Features

Frequent traveller: When less is more

26 Jan 2011 by BusinessTraveller

In which our correspondent finds you can have too much of a good thing when upgraded to first class

It is a steep and slippery slope to climb to British Airways gold card status – after you have made base camp (silver, by acquiring 600 tier points in one year) and the airline has cunningly reset your earned “silver points” back to zero, you then have to earn another 1,500 points to finally reach the golden plateau.

But once you are there, it is far easier to maintain. (For those who aren’t members, this is because the following year you “just” need to earn 1,500 points, not go through the whole 600-plus-1,500 thing. And while we’re at it, yes, I’m aware that if you live outside the UK the tier levels are lower, but I live in the UK.) 

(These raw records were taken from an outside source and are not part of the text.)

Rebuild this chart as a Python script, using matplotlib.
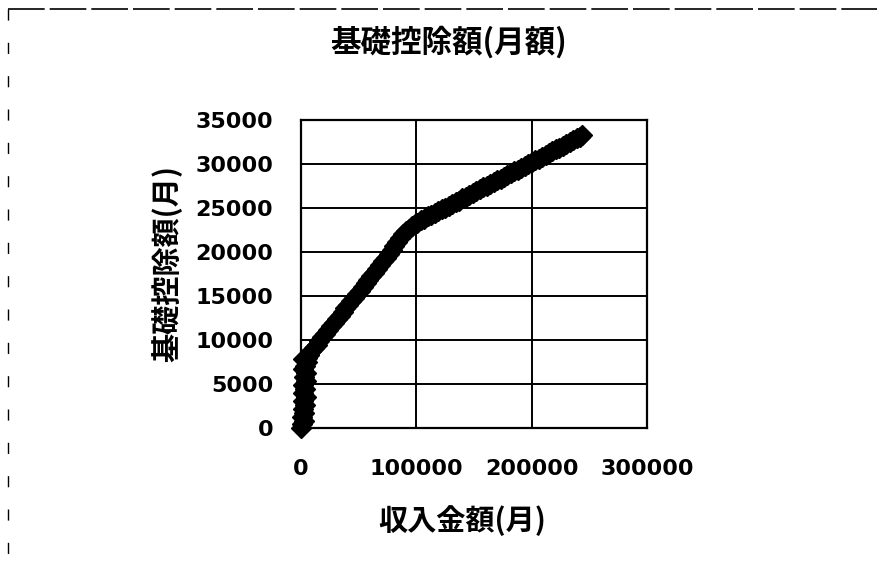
import matplotlib
matplotlib.use("Agg")
import matplotlib.pyplot as plt
from matplotlib.lines import Line2D

plt.rcParams['font.family'] = ['Noto Sans CJK JP', 'DejaVu Sans']

title = "基礎控除額(月額)"
x_label = "収入金額(月)"
y_label = "基礎控除額(月)"

x_ticks = [0, 100000, 200000, 300000]
y_ticks = [0, 5000, 10000, 15000, 20000, 25000, 30000, 35000]

# income (monthly)
income = [
    0, 1200, 2500, 1000, 3000, 1500, 3500, 2000, 4000, 1500, 3500, 2000,
    4500, 2500, 4000, 1500, 3500, 5000, 2000,
    5000, 7000, 9000, 11000, 13500, 16000, 18500, 21000, 23500, 26000,
    28500, 31000, 33500, 36000, 38500, 41000, 43500, 46000, 48500, 51000,
    53500, 56000, 58500, 61000, 63500, 66000, 68500, 71000, 73500, 76000,
    78500, 81000, 83500, 86000, 88500, 91000, 93500, 96000, 98500, 101000,
    104000, 107000, 110000, 113000, 116000, 119000, 122000, 125000, 128000,
    131000, 134000, 137000, 140000, 143000, 146000, 149000, 152000, 155000,
    158000, 161000, 164000, 167000, 170000, 173000, 176000, 179000, 182000,
    185000, 188000, 191000, 194000, 197000, 200000, 203000, 206000, 209000,
    212000, 215000, 218000, 221000, 224000, 227000, 230000, 233000, 236000,
    239000, 242000, 244000,
]
# basic deduction (monthly)
deduction = [
    0, 400, 800, 1300, 1700, 2200, 2600, 3100, 3500, 4000, 4400, 4900,
    5300, 5800, 6200, 6700, 7100, 7500, 7800,
    8000, 8350, 8700, 9050, 9450, 9900, 10300, 10700, 11100, 11550,
    11950, 12350, 12750, 13150, 13600, 14000, 14400, 14800, 15200, 15600,
    16000, 16450, 16850, 17250, 17650, 18100, 18500, 18950, 19350, 19800,
    20250, 20700, 21150, 21600, 22000, 22350, 22650, 22900, 23150, 23350,
    23600, 23800, 24050, 24250, 24450, 24650, 24850, 25050, 25250,
    25450, 25650, 25850, 26100, 26300, 26500, 26700, 26900, 27150,
    27350, 27550, 27750, 27950, 28150, 28350, 28550, 28750, 28950,
    29150, 29350, 29600, 29800, 30000, 30200, 30400, 30600, 30800,
    31000, 31250, 31450, 31650, 31850, 32050, 32300, 32500, 32700,
    32900, 33100, 33300,
]

W, H = 877, 568
fig = plt.figure(figsize=(W / 100, H / 100), dpi=100)
ax = fig.add_axes([301 / W, 1 - 428 / H, (647 - 301) / W, (428 - 120) / H])

ax.plot(income, deduction, linestyle='none', marker='D', markersize=10,
        color='black', markeredgecolor='black', zorder=3, clip_on=False)

ax.set_xlim(0, 300000)
ax.set_ylim(0, 35000)
ax.set_xticks(x_ticks)
ax.set_yticks(y_ticks)
ax.set_xticklabels([str(v) for v in x_ticks])
ax.set_yticklabels([str(v) for v in y_ticks])
ax.grid(True, color='black', linewidth=1.4)
ax.set_axisbelow(True)
for sp in ax.spines.values():
    sp.set_color('black')
    sp.set_linewidth(1.6)
ax.tick_params(axis='both', length=0, labelsize=16)
ax.tick_params(axis='y', pad=20)
ax.tick_params(axis='x', pad=22)
for lbl in ax.get_xticklabels() + ax.get_yticklabels():
    lbl.set_family(['DejaVu Sans'])
    lbl.set_fontweight('bold')

fig.text(449 / W, 1 - 42 / H, title, ha='center', va='center',
         fontsize=22, fontweight='bold')
fig.text(167 / W, 1 - 263 / H, y_label, ha='center', va='center',
         rotation=90, fontsize=21, fontweight='bold')
fig.text(462 / W, 1 - 521 / H, x_label, ha='center', va='center',
         fontsize=21, fontweight='bold')

# dashed frame (top and left edges visible)
fig.add_artist(Line2D([8 / W, 1.0], [1 - 9 / H, 1 - 9 / H],
                      transform=fig.transFigure, color='black',
                      linewidth=1.2, linestyle=(0, (22, 3))))
fig.add_artist(Line2D([8 / W, 8 / W], [1 - 9 / H, 0.0],
                      transform=fig.transFigure, color='black',
                      linewidth=1.0, linestyle=(0, (8, 16))))

fig.savefig("out.png", dpi=100, facecolor='white')
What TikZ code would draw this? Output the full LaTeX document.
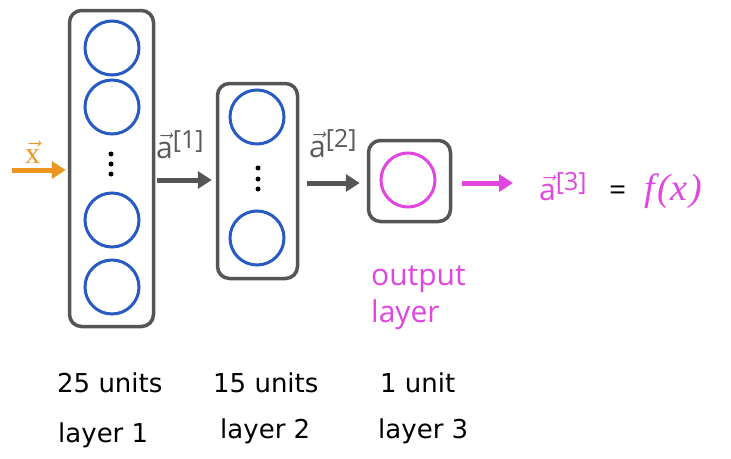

Is it worth it? Well, yes. Gold status isn’t a vanity thing, or not wholly. As a business traveller it has real benefits – you get lounge access even when you’re not travelling with BA, you rack up miles more quickly, and you apparently get priority on wait-lists (I have my doubts about that, as I couldn’t get on to a Middle East flight despite requesting it two weeks in advance). 

Most important, you are one of the people they bump up a class on long-haul flights. I am being very specific about long-haul because in 20-plus years of travel I have yet to experience the ecstasy and instant warm bliss of an upgrade from economy to business on a European flight. I have, however, got a mountain of BA pyjamas and toiletries (ideal Christmas gifts for distant relations) from years of being bumped up from long-haul Club World to First, and I am sincerely happier than a pig in mud every time it happens. 

More often than not, I find out at the gate when they scan the ticket and it makes this lovely “bing” noise. It did it again the other week and I was halfway through thanking the attendant when she told me I’d been chosen for an extra security check. The travel gods toy with you sometimes.

Upgrades are great, but allow me to let you into something of a secret. Right now, I don’t want to be upgraded from business to First. Have I gone mad? No, not at all. Take last week, when once again I was upgraded from Club World to First and felt mild disappointment. For one thing, I’d managed to secure my favourite Club World seat – 14B – which is the best for ease of exit at the other end. If you think this is a small point, you haven’t spent half your life queuing at US immigration. Seat 14B is the closest to the door they always use to disembark at JFK and, whenever I get the chance, it’s my seat of choice.

But surely First would rank ahead of even this, I hear you ask? Surely the point of the top class must be to have priority when disembarking? You’d think so, but no – not since some genius thought to sandwich 30-odd World Traveller Plus seats between First and Business on the B747. It’s this gang that gets off before First, and since they are very slow about it (affluent holidaymakers in no hurry and typically of an age), you then have to try to overtake them before you get to immigration. Never, ever, queue behind them because they will have filled in the form incorrectly and will then have a chat with the immigration officer. 

There’s another reason why I didn’t want to sit in First. Yes, the seat is a throne-cum-four-drawer divan bed lined with snow leopard belly fur where you relax back, being gently wafted with bird of paradise feathers. Yes, the food, service and wine are far superior. But there’s the thing. I don’t drink anything on board but water anymore, I tend not to eat (I’ve even started taking sushi with me from the T5 shop) and I am usually happy not to speak for the duration of the flight other than to say please and thank you. Take those things away, and the truth is that the old BA First isn’t as good as the new BA Club World. 

As a business person in old First, I can’t plug my UK three-prong plug into the seat power without some Heath Robinson adaptor contraption (not a problem in Club World), and when I do use the entertainment system, the screen is several times smaller than in business. I have seen a demo in BA’s lounge of the new First set-up, which looks good, but I have yet to strike it lucky with an upgrade to the new cabin.

In case I seem to be running down First, I should say that, in general, the service is outstanding – Goldilocks good (not too much, not too little, just right). Once, having gone to the toilet for the tenth time after drinking several gallons of water to avoid deep vein thrombosis, I came back to find my bed made up complete with underlayer and pillow. I snuggled down and woke up a couple of hours later to find I miraculously had a duvet tucked in all around me. For some reason, the cabin crew – great looking, it must be said – winked and giggled at me when I got off. Not sure what’s so amusing about being an ungrateful narcoleptic with prostate problems, but I smiled back all the same.